A message broker (like Kafka or RabbitMQ) handles message delivery between services. A distributed coordinator also manages workflow state, decides which agent to call next, and handles failure recovery. The coordinator uses the broker for communication, but it’s a higher-level abstraction that understands the workflow’s business logic.
How do you handle agent failures in a distributed coordinator pattern?
Each agent writes its output to the shared event log. If an agent fails, the coordinator reads the last successful event and retries the failed step. If the coordinator itself fails, another coordinator picks up the workflow by replaying events from the log. The key is idempotent agents—they must handle duplicate events gracefully.
Can I implement this pattern without a dedicated event store?

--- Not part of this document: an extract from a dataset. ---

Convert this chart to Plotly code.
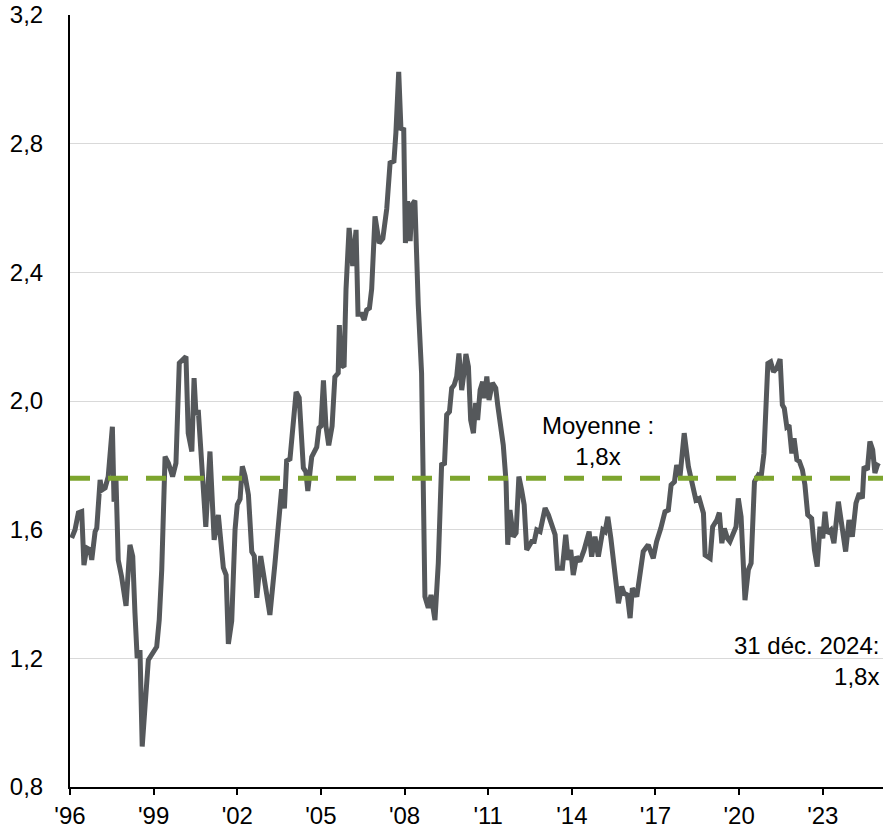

Yes. Start with PostgreSQL. Create a single table with columns for `workflow_id`, `event_type`, `payload`, and `created_at`. Rebuild state by querying events in order. It’s not as performant as a purpose-built event store like EventStoreDB, but it’s production-ready for most workloads. We’ve run this pattern on PostgreSQL for 6+ months with zero issues.
What’s the cost of implementing a distributed coordinator vs a central brain?
The development cost is higher upfront—roughly 2x the initial build time. But the operational cost is lower. You’ll spend less time firefighting, less time on recovery, and less time scaling. For our Ho Chi Minh City team, the 3-week investment paid for itself in reduced downtime within the first month.